Boredom in art is a tricky thing to play with. I’m rarely too bored in real life because there’s always something to do. My bouts of boredom are mercifully brief. In fact, the only time I get severely bored is when I’m watching a movie or reading a book that becomes boring in order to convey how boring a situation is. Yes, I get it: boredom = boredom. Also, red = red, 2 = 2, and “=” = “=”. It’s not profound. Tautologies are simple, and tautological boredom is aggravating. Sure, there may be something conceptually interesting about how a confrontation with an aesthetic experience of boredom is even longer and more boring than the boredom I experience in real life, but it’s really not that interesting. Only the idea of intense aesthetic boredom is interesting, and only interesting to talk about. The art that represents the idea is just boring. (Again, boring = boring.) What’s more interesting to me is how filmmakers can make boredom interesting, or how they can make those listless moments in life feel more alive. These are the kinds of aesthetic experiences in film that make movies worth watching, or at least the movies I like to watch worth watching.

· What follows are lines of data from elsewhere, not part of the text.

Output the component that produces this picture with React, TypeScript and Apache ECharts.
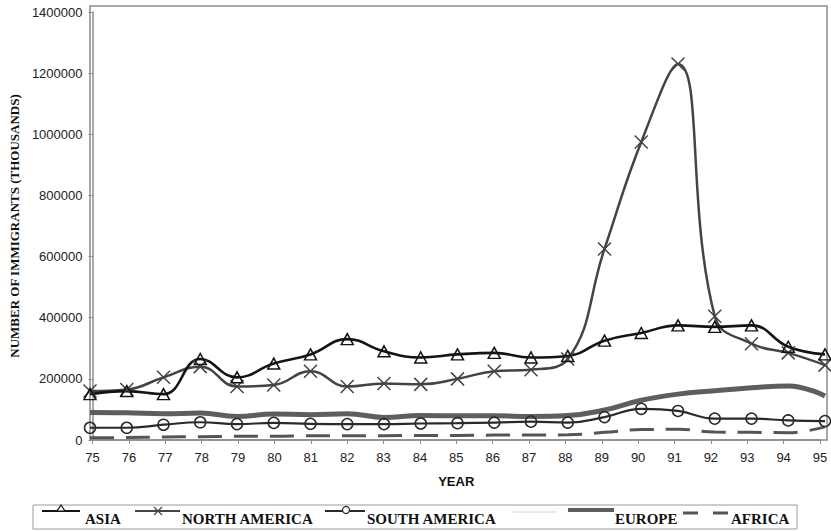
import React, { useEffect, useRef } from "react";
import * as echarts from "echarts";

// Immigration by region of origin, 1975–1995 (thousands)
const years = ["75", "76", "77", "78", "79", "80", "81", "82", "83", "84", "85", "86", "87", "88", "89", "90", "91", "92", "93", "94", "95"];
const asia = [150000, 160000, 150000, 265000, 205000, 250000, 280000, 330000, 290000, 270000, 280000, 285000, 270000, 275000, 325000, 350000, 375000, 370000, 375000, 305000, 280000];
const northAmerica = [160000, 165000, 205000, 240000, 175000, 180000, 225000, 175000, 185000, 182000, 200000, 225000, 230000, 265000, 625000, 975000, 1230000, 405000, 315000, 285000, 245000];
const southAmerica = [40000, 40000, 50000, 58000, 52000, 56000, 53000, 52000, 52000, 54000, 55000, 57000, 60000, 57000, 75000, 102000, 95000, 70000, 70000, 64000, 62000];
const europe = [90000, 89000, 86000, 88000, 77000, 85000, 83000, 86000, 74000, 80000, 79000, 79000, 77000, 80000, 98000, 130000, 150000, 161000, 171000, 177000, 144000];
const africa = [7000, 8000, 10000, 11000, 12000, 12000, 14000, 14000, 14000, 15000, 15000, 16000, 16000, 17000, 25000, 34000, 35000, 26000, 25000, 24000, 43000];

const yTicks = { min: 0, max: 1400000, interval: 200000 };

const SANS = "'Liberation Sans', Arial, sans-serif";
const SERIF = "'Liberation Serif', 'Times New Roman', serif";
const CROSS = "path://M0,0L10,10M10,0L0,10";
const SMOOTH = 0.45;

const C_ASIA = "#141414";
const C_NA = "#444444";
const C_SA = "#2a2a2a";
const C_EU = "#5e5e5e";
const C_AF = "#555555";

// Legend row drawn as plain shapes and text inside its frame
function legendGraphics() {
  const ly = 511;
  const txt = (text: string, x: number) => ({
    type: "text",
    silent: true,
    style: {
      text,
      x,
      y: 519,
      verticalAlign: "middle",
      fontFamily: SERIF,
      fontWeight: "bold",
      fontSize: 15,
      fill: "#111",
    },
  });
  const seg = (x1: number, x2: number, y: number, stroke: string, lineWidth: number) => ({
    type: "line",
    silent: true,
    shape: { x1, y1: y, x2, y2: y },
    style: { stroke, lineWidth },
  });
  return [
    {
      type: "rect",
      silent: true,
      shape: { x: 33, y: 505, width: 764, height: 24 },
      style: { fill: "none", stroke: "#9a9a9a", lineWidth: 1 },
    },
    // ASIA
    seg(42, 80, ly, C_ASIA, 2.2),
    {
      type: "polygon",
      silent: true,
      shape: { points: [[61, 505], [57, 511], [65, 511]] },
      style: { fill: "#fff", stroke: C_ASIA, lineWidth: 1.2 },
    },
    txt("ASIA", 85),
    // NORTH AMERICA
    seg(135, 180, ly, C_NA, 2.2),
    {
      type: "line",
      silent: true,
      shape: { x1: 154, y1: 507, x2: 162, y2: 515 },
      style: { stroke: C_NA, lineWidth: 1.2 },
    },
    {
      type: "line",
      silent: true,
      shape: { x1: 162, y1: 507, x2: 154, y2: 515 },
      style: { stroke: C_NA, lineWidth: 1.2 },
    },
    txt("NORTH AMERICA", 182),
    // SOUTH AMERICA
    seg(325, 365, ly, C_SA, 2.2),
    {
      type: "circle",
      silent: true,
      shape: { cx: 346, cy: 510, r: 3.5 },
      style: { fill: "#fff", stroke: C_SA, lineWidth: 1.2 },
    },
    txt("SOUTH AMERICA", 367),
    // unlabelled entry
    seg(513, 557, 512, "#e2e2e2", 1.5),
    // EUROPE
    seg(568, 614, 510, C_EU, 4),
    txt("EUROPE", 615),
    // AFRICA
    seg(683, 698, 513, C_AF, 3),
    seg(713, 728, 513, C_AF, 3),
    txt("AFRICA", 731),
  ];
}

export default function App() {
  const ref = useRef<HTMLDivElement>(null);

  useEffect(() => {
    if (!ref.current) return;
    const chart = echarts.init(ref.current, null, { renderer: "svg" });

    chart.setOption({
      animation: false,
      backgroundColor: "#ffffff",
      grid: [
        { left: 85, right: 11, top: 12, bottom: 91 },
        { left: 90, right: 6, top: 12, bottom: 91 },
      ],
      xAxis: [
        {
          gridIndex: 0,
          type: "category",
          data: years,
          boundaryGap: false,
          name: "YEAR",
          nameLocation: "middle",
          nameGap: 35,
          nameTextStyle: { fontFamily: SANS, fontWeight: "bold", fontSize: 13, color: "#111" },
          axisLine: { lineStyle: { color: "#8c8c8c", width: 1.5 } },
          axisTick: { show: true, length: 4, lineStyle: { color: "#8c8c8c" } },
          axisLabel: { fontFamily: SANS, fontSize: 13, color: "#222", margin: 11 },
          splitLine: { show: false },
        },
        { gridIndex: 1, type: "category", data: years, boundaryGap: false, show: false },
      ],
      yAxis: [
        {
          gridIndex: 0,
          type: "value",
          ...yTicks,
          name: "NUMBER OF IMMIGRANTS (THOUSANDS)",
          nameLocation: "middle",
          nameRotate: 90,
          nameGap: 65,
          nameTextStyle: { fontFamily: SERIF, fontWeight: "bold", fontSize: 13, color: "#111" },
          axisLine: { show: true, lineStyle: { color: "#8c8c8c", width: 1.5 } },
          axisTick: { show: true, length: 4, lineStyle: { color: "#8c8c8c" } },
          axisLabel: {
            fontFamily: SANS,
            fontSize: 13,
            color: "#222",
            margin: 10,
            formatter: (v: number) => String(v),
          },
          splitLine: { show: false },
        },
        { gridIndex: 1, type: "value", ...yTicks, show: false, splitLine: { show: false } },
      ],
      graphic: [
        {
          type: "rect",
          silent: true,
          shape: { x: 90, y: 6, width: 737, height: 434 },
          style: { fill: "none", stroke: "#8c8c8c", lineWidth: 1.5 },
        },
        ...legendGraphics(),
      ],
      series: [
        {
          name: "EUROPE",
          type: "line",
          xAxisIndex: 1,
          yAxisIndex: 1,
          data: europe,
          smooth: SMOOTH,
          symbol: "none",
          color: C_EU,
          lineStyle: { color: C_EU, width: 5 },
        },
        {
          name: "AFRICA",
          type: "line",
          xAxisIndex: 1,
          yAxisIndex: 1,
          data: africa,
          smooth: SMOOTH,
          symbol: "none",
          color: C_AF,
          lineStyle: { color: C_AF, width: 3, type: [24, 12] },
        },
        {
          name: "SOUTH AMERICA",
          type: "line",
          xAxisIndex: 1,
          yAxisIndex: 1,
          data: southAmerica,
          smooth: SMOOTH,
          symbol: "circle",
          symbolSize: 11,
          showAllSymbol: true,
          color: C_SA,
          lineStyle: { color: C_SA, width: 2.2 },
          itemStyle: { color: "rgba(255,255,255,0)", borderColor: C_SA, borderWidth: 1.5 },
        },
        {
          name: "NORTH AMERICA",
          type: "line",
          xAxisIndex: 1,
          yAxisIndex: 1,
          data: northAmerica,
          smooth: SMOOTH,
          symbol: CROSS,
          symbolSize: 13,
          showAllSymbol: true,
          color: C_NA,
          lineStyle: { color: C_NA, width: 2.5 },
          itemStyle: { color: "rgba(255,255,255,0)", borderColor: C_NA, borderWidth: 1.5 },
        },
        {
          name: "ASIA",
          type: "line",
          xAxisIndex: 1,
          yAxisIndex: 1,
          data: asia,
          smooth: SMOOTH,
          symbol: "triangle",
          symbolSize: [12, 11],
          showAllSymbol: true,
          color: C_ASIA,
          lineStyle: { color: C_ASIA, width: 2.6 },
          itemStyle: { color: "rgba(255,255,255,0)", borderColor: C_ASIA, borderWidth: 1.5 },
        },
      ],
    });

    return () => chart.dispose();
  }, []);

  return (
    <div
      ref={ref}
      style={{ position: "fixed", left: 0, top: 0, width: 831, height: 531, background: "#fff" }}
    />
  );
}
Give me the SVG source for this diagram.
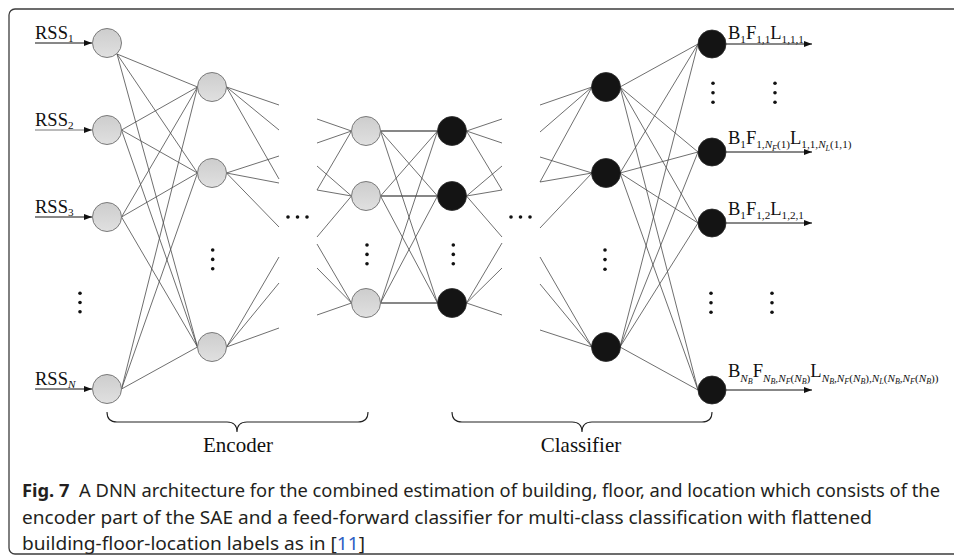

My friend Steve at Unseen Films said in his review of Tabu: “I freely admit that I left 90 minutes into this 118 minute movie so that I could get back to my day job. Let me say that again, I would rather be at my desk going over never ending streams of names and numbers on a computer screen rather than seeing how the film came out.” When we talked about Tabu a couple days after the screening, we were both a little baffled by the acclaim. He mentioned Guy Maddin as another filmmaker that Gomes might have been channeling along with Jarmusch and Murnau. It’s odd that someone can channel filmmakers I like into something so unengaging. But maybe it’s just a matter of taste when it comes to the nature of aesthetic boredom. I say that because there were quite a few people at the screening who were completely enamored by Tabu. In fact, the movie’s received raves from so many people.
One review for Tabu I saw online quotes the following line from the film: “Cinema bored her to death.” Sometimes I know that feeling well.